His announcement reflected a deepening crisis in Nigeria, which is Africa’s largest oil exporter and most populous nation. The rate hike wasn’t expected by many analysts; in November, the bank had lowered rates by two percentage points, hoping to stimulate an economy that grew just 2.8% last year, the slowest rate since 1999.

"The move caught me by surprise," said Manji Cheto, vice-president of London researcher Teneo Intelligence. "The way I read this decision is that the (bank) is signalling that its previous decision to loosen may have been premature and consequently, this is a corrective measure."

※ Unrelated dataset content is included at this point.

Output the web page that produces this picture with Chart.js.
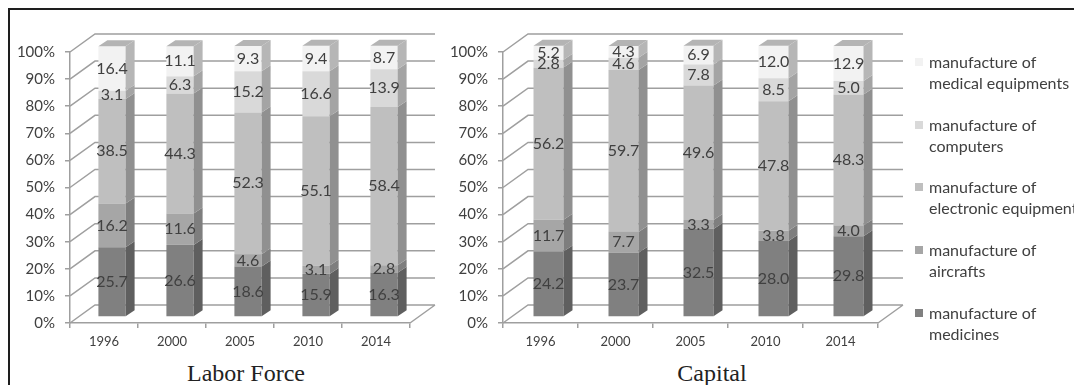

Low oil prices have put Nigeria in a bind. The country of 184-million, which has been among Africa’s fastest-growing economies over the last decade, now finds itself caught between rising inflation and tumbling growth. The central bank, which earns nearly all its foreign exchange from oil, is in particular trouble. Over the past year, it has watched reserves fall 20%, in tandem with crashing oil prices.

To preserve the $28bn of reserves remaining, the bank has introduced increasingly strict rules governing which businesses can buy dollars, and where. That has contributed to a deepening dollar scarcity. Manufacturers say they cannot find the dollars they need to buy spare parts, so some have closed. Local banks have said they’re struggling to pay off foreign lenders, and three have recently announced profit warnings. Three others have announced large layoffs.

The consequences have also been hard on ordinary Nigerians. Just outside the central bank itself, in the capital of Abuja on Tuesday, drivers lined up for hours at the few petrol stations still open. The central bank’s restrictions have also made it difficult for petrol stations to import fuel.

At one pump queue, tax driver Musa Gado had spent six hours lined up for petrol: "This Central Bank of Nigeria policy is wickedness," he said. "For God’s sake. I have been hear since morning. I have not worked for the whole of today. I don’t even know how I will feed my family."